Me: *holding maracas* Wait, THAT’S why you asked me in here?!
Whenever my “advanced placement” tween gets too brain cocky I like to remind her that I’ve had to pull a jellybean out of her nostril not once, not twice, but 3 times
“We’re promoting you to Anchor”
Reporters: 🙂
Sailors: 🙁
signs you’re dating an angel:
– skin made of smooth marble
– thousands of eyes that emit lasers
– wings violently displace tons of air
– 13,000 trumpets constantly
– peaceful sense of impending doom
– giant chalice overflowing with acid
– texts you good morning
[doctor’s office]
ME: I’m here for my test results
[the vulture perched above his desk shuffles impatiently]
DR: I have some bad news…
my ex: sometimes I forget why we ever broke up
me: when you do that sigh thing I can hear your nose hair
Just so we’re all clear, the plural of Roomba is Roombae
Receptionist quietly into phone: Security? Yeah.
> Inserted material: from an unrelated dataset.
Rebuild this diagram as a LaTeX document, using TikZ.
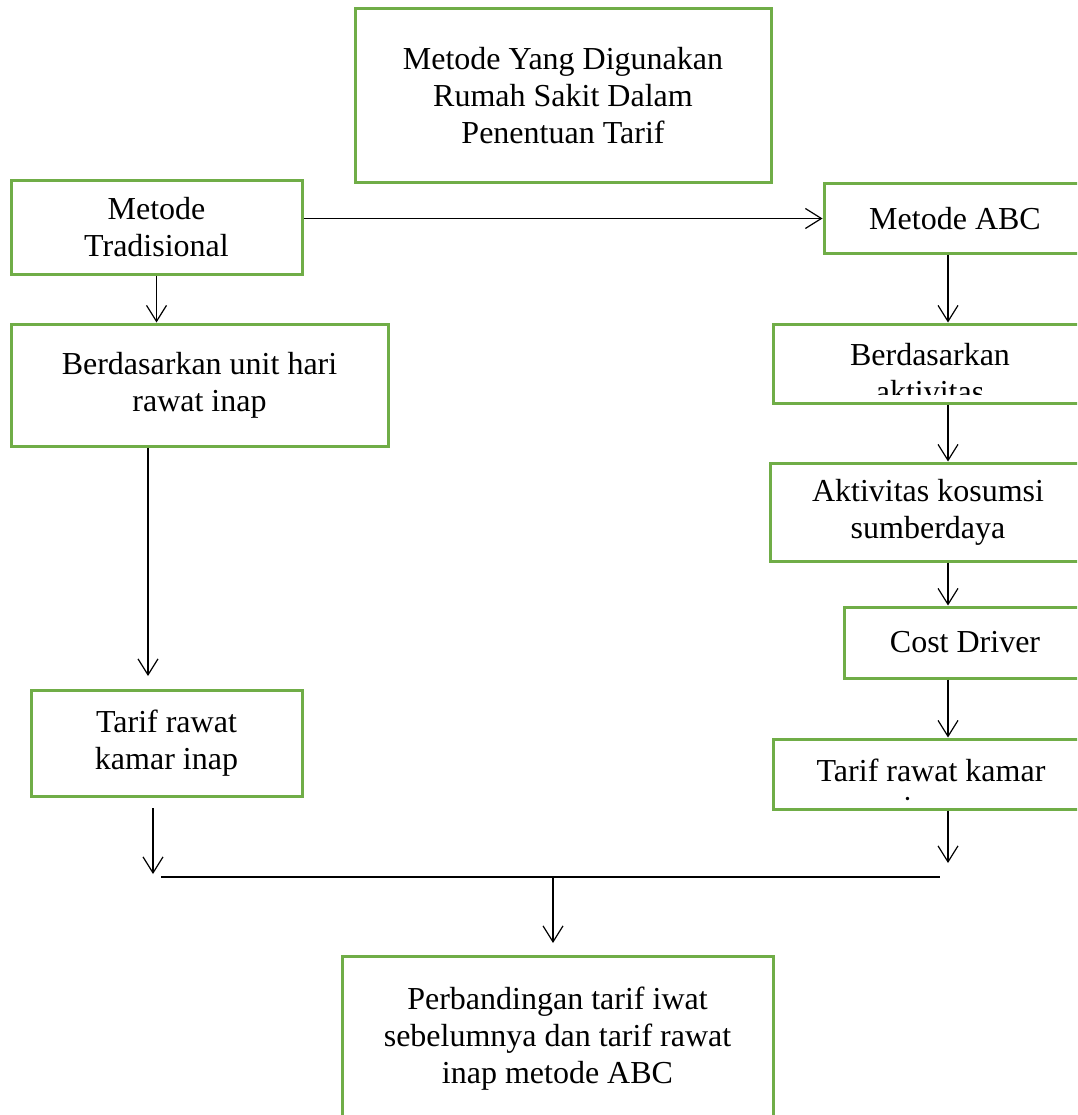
\documentclass[tikz,border=0pt]{standalone}
\usepackage{fontspec}
\setmainfont{Liberation Serif}
\usetikzlibrary{arrows.meta}
\definecolor{boxgreen}{RGB}{112,173,71}
\tikzset{
  box/.style={draw=boxgreen, line width=3pt, rectangle, inner sep=0pt, align=center,
    font=\fontsize{32}{37}\selectfont},
  txt/.style={inner sep=0pt, align=center, font=\fontsize{32}{37}\selectfont},
  conn/.style={draw=black, line width=1.3pt},
  arr/.style={conn, -{Straight Barb[length=16pt,width=20pt,line width=1.2pt]}}
}
\begin{document}
\begin{tikzpicture}[x=1pt,y=-1pt]
\useasboundingbox (0,0) rectangle (1077,1115);
\clip (0,0) rectangle (1077,1115);

% boxes
\node[box, minimum width=416pt, minimum height=174pt] (top) at (563,96)
  {Metode Yang Digunakan\\Rumah Sakit Dalam\\Penentuan Tarif};
\node[box, minimum width=291pt, minimum height=93pt] (trad) at (156.5,227.5)
  {Metode\\Tradisional};
\node[box, minimum width=377pt, minimum height=122pt] (unit) at (199.5,385)
  {Berdasarkan unit hari\\rawat inap};
\node[box, minimum width=271pt, minimum height=106pt] (tarifL) at (166.5,743)
  {Tarif rawat\\kamar inap};
\node[box, minimum width=262pt, minimum height=69pt] (abc) at (955,218.5)
  {Metode ABC};
\node[box, minimum width=314pt, minimum height=79pt] (akt1) at (930,363.5) {};
\begin{scope}
  \clip (akt1.north west) rectangle ([yshift=10pt]akt1.south east);
  \node[txt] (akt1t) at ([yshift=-10pt]akt1.center) {Berdasarkan\\aktivitas};
\end{scope}
\node[box, minimum width=316pt, minimum height=98pt] (akt2) at (928,512)
  {Aktivitas kosumsi\\sumberdaya};
\node[box, minimum width=242pt, minimum height=71pt] (cost) at (965,642.5)
  {Cost Driver};
\node[box, minimum width=316pt, minimum height=70pt] (tarifR) at (931,774) {};
\begin{scope}
  \clip (tarifR.north west) rectangle ([yshift=10.5pt]tarifR.south east);
  \node[txt] (tarifRt) at ([yshift=-18.5pt]tarifR.center) {Tarif rawat kamar\\inap};
\end{scope}
\node[box, minimum width=431pt, minimum height=166pt] (bot) at (557.5,1039)
  {Perbandingan tarif iwat\\sebelumnya dan tarif rawat\\inap metode ABC};

% helper coordinates
\coordinate (rc) at (948,0);
\coordinate (lc) at (148,0);
\coordinate (ltip) at (148,676);
\coordinate (ls) at (153,808);
\coordinate (le) at (153,874);
\coordinate (rj) at (948,863);
\coordinate (hl) at (161,877);
\coordinate (hr) at (940,877);
\coordinate (hm) at (553,877);
\coordinate (btip) at (553,943);

% connectors
\draw[arr] (trad.south) -- (trad.south |- unit.north);
\draw[arr] (abc.west -| trad.east) -- (abc.west);
\draw[arr] (lc |- unit.south) -- (ltip);
\draw[arr] (ls) -- (le);
\draw[arr] (rc |- abc.south) -- (rc |- akt1.north);
\draw[arr] (rc |- akt1.south) -- (rc |- akt2.north);
\draw[arr] (rc |- akt2.south) -- (rc |- cost.north);
\draw[arr] (rc |- cost.south) -- (rc |- tarifR.north);
\draw[arr] (rc |- tarifR.south) -- (rj);
\draw[conn] (hl) -- (hr);
\draw[arr] (hm) -- (btip);
\end{tikzpicture}
\end{document}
He’s back
*extreme announcer voice* Next up on Jesus The Real Truth: Was it crucifact or crucifiction
“It’s pronounced poor-shah, not por-shh.”
“Ok, got it doo-shah.”
All I’m saying is you’ll never find cheese in a recipe for disaster.
“I see you’ve been eating whatever you want and not exercising.” -Clothes
A great way to get a cw to stop talking to you permanently is to start clipping your toenails in the middle of their story
worst time to be eaten by wolves is obviously the full moon. usually when something bites you, you can at least say “that sucked, but i know what did it. heres the situation.” full moon wolf bite? you’ve gotta be wondering “this could’ve been a guy named derek.” humiliating.
jeff bezos: i don’t like it when people say i look like an alien
therapist: well you did exploit earth’s resources
bezos: so that i can build my spaceship
therapist:
bezos: *licks eyeball*
*opens a bag of popcorn at your intervention*
The reason I switched from a backpack to a messenger bag is so that I look more classy and professional carrying nothing but snacks to work.
I’ve been told I look like a young Denzel Washington’s white neighbor.
Today my grocery delivery guy mistakenly bought me plantains instead of bananas. After arduously explaining to him the difference between the two, we laughed to ourselves. A delicious faux pas and a classic mixup.
Anyway he’s dead now.
my whole life consists of people asking me if i’ve seen this movie and me telling them no i haven’t seen that movie and then them telling me i should see that movie and then me telling them i’ll add it to the list but there is no list and i won’t watch that movie
You know who DOES see something wrong with a little bump n’ grind?
Trevor in human resources.
Someone threw a bottle of Omega 3 pills at me.
Luckily the injuries were only super fish oil.